## GIVEN PROBLEM
Go through the material below, count the lines with the word "size", and reply with the count alone.

** start DATA SEGMENT **

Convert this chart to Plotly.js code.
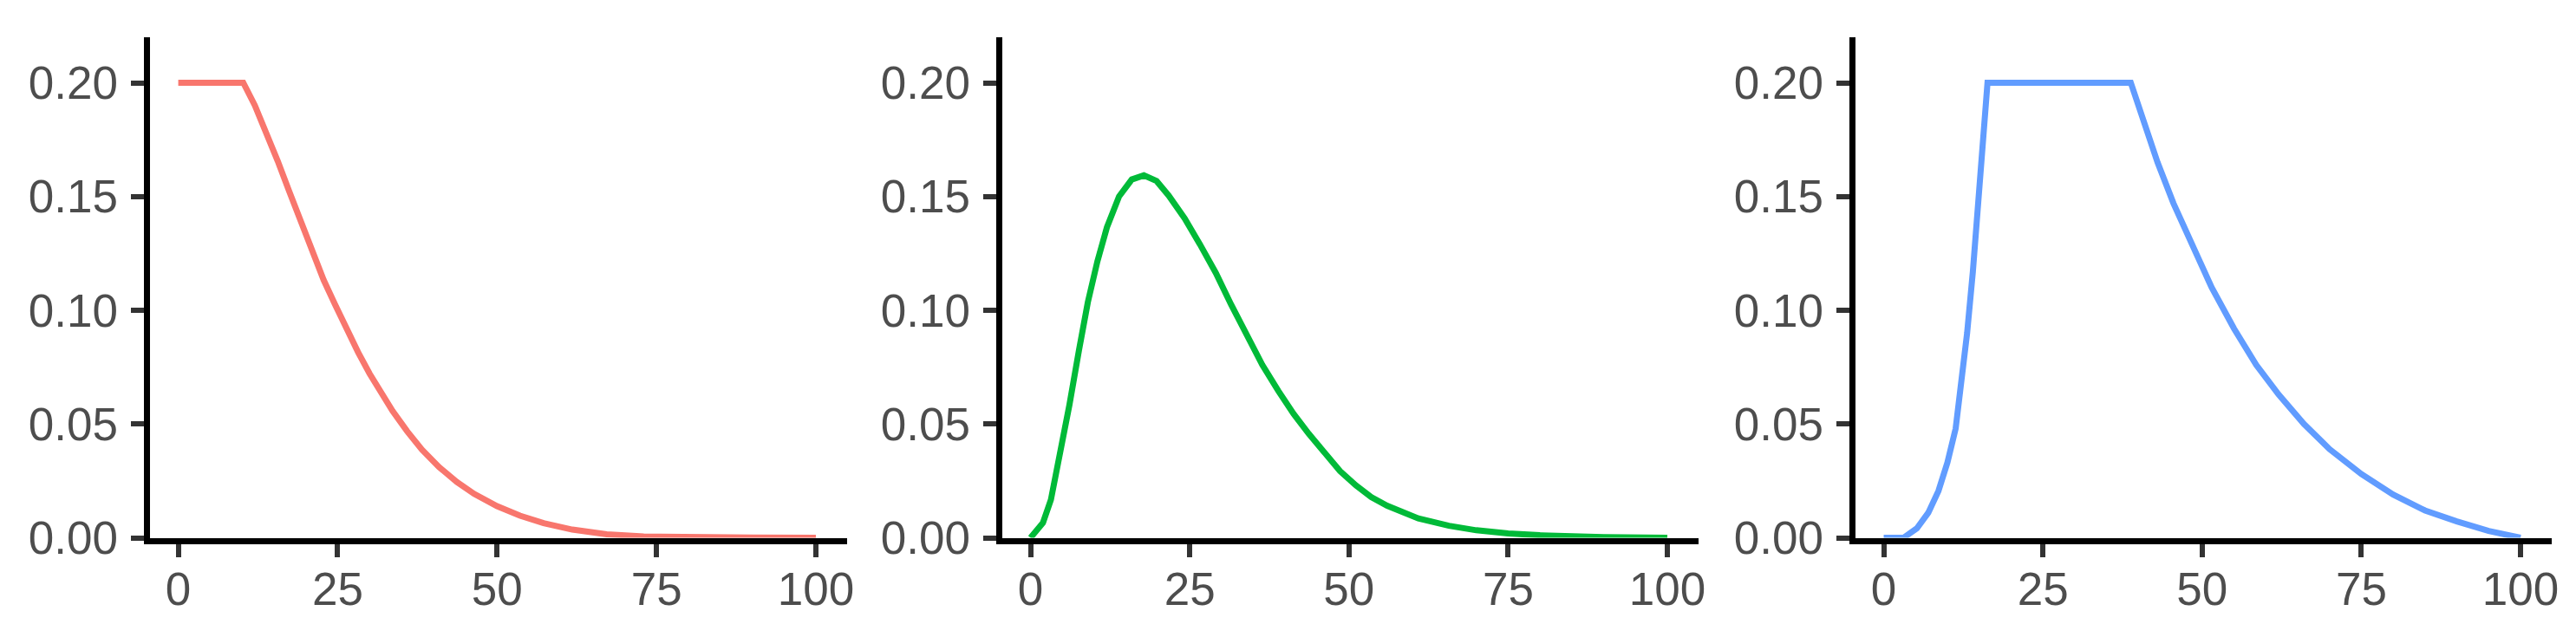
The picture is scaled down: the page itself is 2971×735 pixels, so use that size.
<!DOCTYPE html>
<html>
<head>
<meta charset="utf-8">
<script src="https://cdn.plot.ly/plotly-3.0.1.min.js"></script>
<style>
  html, body { margin: 0; padding: 0; background: #ffffff; }
  #chart { width: 2971px; height: 735px; }
</style>
</head>
<body>
<div id="chart"></div>
<script>
// values
const redX = [0, 10.2, 12, 13.8, 15.6, 17.4, 19.2, 21, 22.8, 24.6, 26.4, 28.2, 30, 31.8, 33.6, 35.9, 38.2, 40.9, 43.7, 46.4, 50, 53.6, 57.3, 61.8, 67.2, 73, 80, 90, 100];
const redY = [0.2, 0.2, 0.1901, 0.1784, 0.1656, 0.1523, 0.1388, 0.1257, 0.1133, 0.1025, 0.0918, 0.0816, 0.0722, 0.0636, 0.0558, 0.0468, 0.0388, 0.0311, 0.0245, 0.0193, 0.0139, 0.0097, 0.0064, 0.0036, 0.0015, 0.0006, 0.0002, 0.00005, 0];

const greenX = [0, 1.95, 3.2, 4.6, 6.1, 7.6, 9, 10.5, 12, 13.9, 15.9, 17.8, 19.8, 21.7, 24.2, 26.6, 29.1, 31.5, 34, 36.4, 38.9, 41.3, 43.7, 46.2, 48.6, 51.1, 53.5, 56, 60.9, 65.7, 70, 75, 80, 90, 100];
const greenY = [0, 0.0066, 0.0167, 0.0356, 0.0583, 0.0823, 0.1035, 0.1215, 0.1365, 0.15, 0.1575, 0.1593, 0.1568, 0.1504, 0.1404, 0.129, 0.1164, 0.1025, 0.0886, 0.076, 0.0646, 0.0545, 0.0457, 0.0369, 0.0293, 0.023, 0.0179, 0.0141, 0.0085, 0.0053, 0.0033, 0.0019, 0.0011, 0.0003, 0];

const blueX = [0, 3.1, 5.2, 7, 8.6, 10, 11.3, 12.2, 13.1, 14, 14.8, 15.6, 16.3, 38.8, 41, 43, 45.5, 48.5, 51.5, 55, 58.5, 62, 66, 70, 75, 80, 85, 90, 95, 100];
const blueY = [0, 0, 0.0041, 0.011, 0.0206, 0.033, 0.048, 0.068, 0.09, 0.117, 0.145, 0.173, 0.2, 0.2, 0.181, 0.165, 0.147, 0.128, 0.11, 0.092, 0.076, 0.063, 0.05, 0.039, 0.028, 0.019, 0.012, 0.0072, 0.003, 0];

const xTicks = [0, 25, 50, 75, 100];
const yTicks = [0, 0.05, 0.10, 0.15, 0.20];

const colors = ["#F8766D", "#00BA38", "#619CFF"];

const W = 2971;
const H = 735;

// panel plot areas in pixels (left edge, right edge)
const panels = [
  [172.5, 977],
  [1155.5, 1959],
  [2139.5, 2943]
];
const plotTop = 43;
const plotBottom = 620.5;

const series = [
  [redX, redY],
  [greenX, greenY],
  [blueX, blueY]
];

const traces = series.map((s, i) => ({
  x: s[0],
  y: s[1],
  type: "scatter",
  mode: "lines",
  line: { color: colors[i], width: 7 },
  xaxis: i === 0 ? "x" : "x" + (i + 1),
  yaxis: i === 0 ? "y" : "y" + (i + 1),
  hoverinfo: "skip"
}));

const tickFont = {
  family: "Liberation Sans, Arial, sans-serif",
  size: 53,
  color: "#4D4D4D"
};

function xAxis(i) {
  return {
    domain: [panels[i][0] / W, panels[i][1] / W],
    range: [-4.5, 104.9],
    anchor: i === 0 ? "y" : "y" + (i + 1),
    tickvals: xTicks,
    ticks: "outside",
    ticklen: 15,
    tickwidth: 6,
    tickcolor: "#333333",
    ticklabelstandoff: -8,
    showline: true,
    linecolor: "#000000",
    linewidth: 7,
    showgrid: false,
    zeroline: false,
    tickfont: tickFont,
    fixedrange: true
  };
}

function yAxis(i) {
  return {
    domain: [(H - plotBottom) / H, (H - plotTop) / H],
    range: [0, 0.22],
    anchor: i === 0 ? "x" : "x" + (i + 1),
    tickvals: yTicks,
    tickformat: ".2f",
    ticks: "outside",
    ticklen: 15,
    tickwidth: 6,
    tickcolor: "#333333",
    ticklabelstandoff: 4,
    showline: true,
    linecolor: "#000000",
    linewidth: 7,
    showgrid: false,
    zeroline: false,
    tickfont: tickFont,
    fixedrange: true
  };
}

const layout = {
  width: W,
  height: H,
  margin: { l: 0, r: 0, t: 0, b: 0 },
  paper_bgcolor: "#ffffff",
  plot_bgcolor: "#ffffff",
  showlegend: false,
  xaxis: xAxis(0),
  xaxis2: xAxis(1),
  xaxis3: xAxis(2),
  yaxis: yAxis(0),
  yaxis2: yAxis(1),
  yaxis3: yAxis(2)
};

Plotly.newPlot("chart", traces, layout, { displayModeBar: false, staticPlot: true });
</script>
</body>
</html>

** end DATA SEGMENT **

## OUTPUT OF THE TASK
2